# What is expected
Only a number is wanted: how many lines in these records contain the word "that"?

# Task data
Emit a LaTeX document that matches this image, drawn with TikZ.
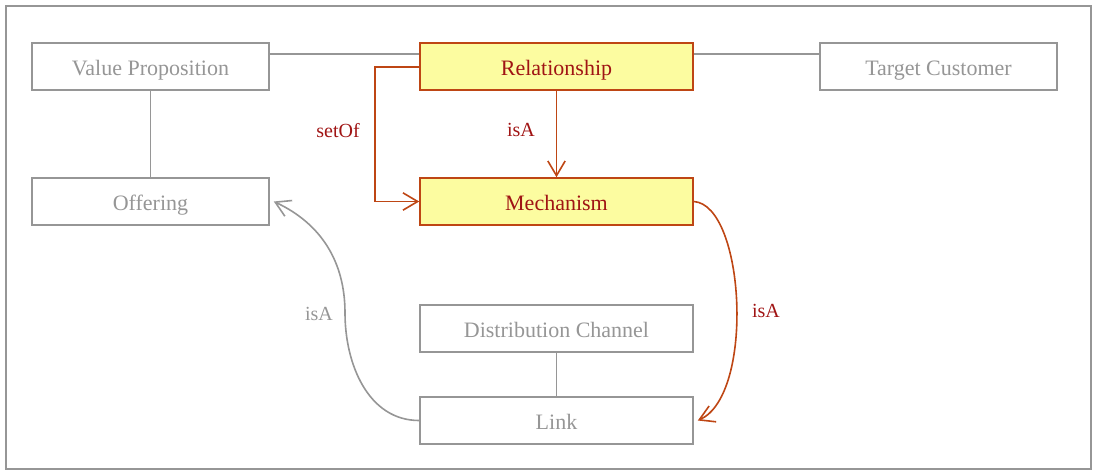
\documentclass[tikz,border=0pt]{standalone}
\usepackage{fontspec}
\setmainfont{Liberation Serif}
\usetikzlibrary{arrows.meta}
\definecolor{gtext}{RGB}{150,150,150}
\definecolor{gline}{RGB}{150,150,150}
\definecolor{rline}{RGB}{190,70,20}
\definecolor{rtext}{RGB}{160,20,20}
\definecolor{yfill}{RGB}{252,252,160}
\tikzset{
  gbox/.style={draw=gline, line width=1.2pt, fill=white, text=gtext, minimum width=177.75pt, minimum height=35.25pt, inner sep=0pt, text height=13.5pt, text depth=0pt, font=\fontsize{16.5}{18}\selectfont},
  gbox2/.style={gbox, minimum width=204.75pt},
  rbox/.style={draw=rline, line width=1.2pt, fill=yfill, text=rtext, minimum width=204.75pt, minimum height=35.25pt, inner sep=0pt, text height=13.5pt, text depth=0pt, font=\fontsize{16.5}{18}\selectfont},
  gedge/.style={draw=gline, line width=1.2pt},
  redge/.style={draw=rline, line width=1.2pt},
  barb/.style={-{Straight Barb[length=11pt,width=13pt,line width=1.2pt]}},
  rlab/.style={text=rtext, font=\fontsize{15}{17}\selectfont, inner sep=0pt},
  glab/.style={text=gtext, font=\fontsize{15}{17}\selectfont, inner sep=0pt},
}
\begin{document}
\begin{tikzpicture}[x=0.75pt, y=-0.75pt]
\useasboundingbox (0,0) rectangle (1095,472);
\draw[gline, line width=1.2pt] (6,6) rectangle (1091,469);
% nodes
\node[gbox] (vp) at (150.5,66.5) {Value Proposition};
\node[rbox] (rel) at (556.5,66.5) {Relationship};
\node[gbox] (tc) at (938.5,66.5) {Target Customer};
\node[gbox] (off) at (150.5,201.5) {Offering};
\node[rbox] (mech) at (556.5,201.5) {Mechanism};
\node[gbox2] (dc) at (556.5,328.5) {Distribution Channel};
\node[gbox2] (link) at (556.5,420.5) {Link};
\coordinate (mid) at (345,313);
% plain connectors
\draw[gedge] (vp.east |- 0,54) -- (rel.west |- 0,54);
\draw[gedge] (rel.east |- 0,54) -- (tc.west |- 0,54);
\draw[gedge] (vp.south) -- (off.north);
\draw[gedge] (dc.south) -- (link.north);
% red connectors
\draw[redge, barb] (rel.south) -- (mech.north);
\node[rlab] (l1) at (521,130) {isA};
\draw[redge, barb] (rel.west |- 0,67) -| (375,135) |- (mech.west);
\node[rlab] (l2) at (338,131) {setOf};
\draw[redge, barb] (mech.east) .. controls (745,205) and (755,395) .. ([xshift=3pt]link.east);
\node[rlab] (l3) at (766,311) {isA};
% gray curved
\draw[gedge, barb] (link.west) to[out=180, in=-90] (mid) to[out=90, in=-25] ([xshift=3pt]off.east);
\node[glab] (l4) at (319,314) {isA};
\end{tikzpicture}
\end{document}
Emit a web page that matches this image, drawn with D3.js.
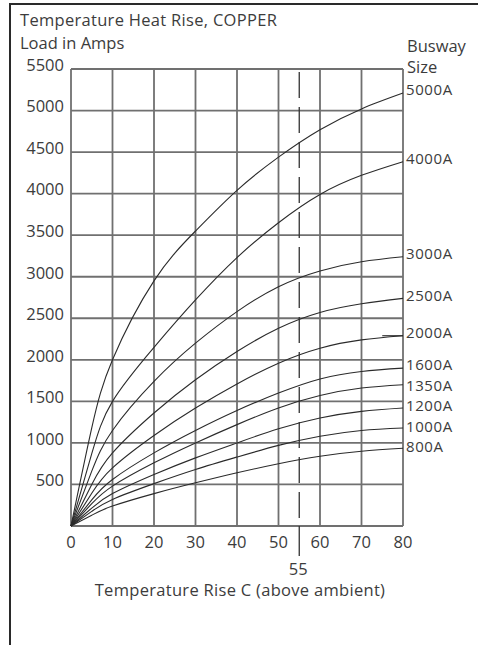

# Exercise solution
2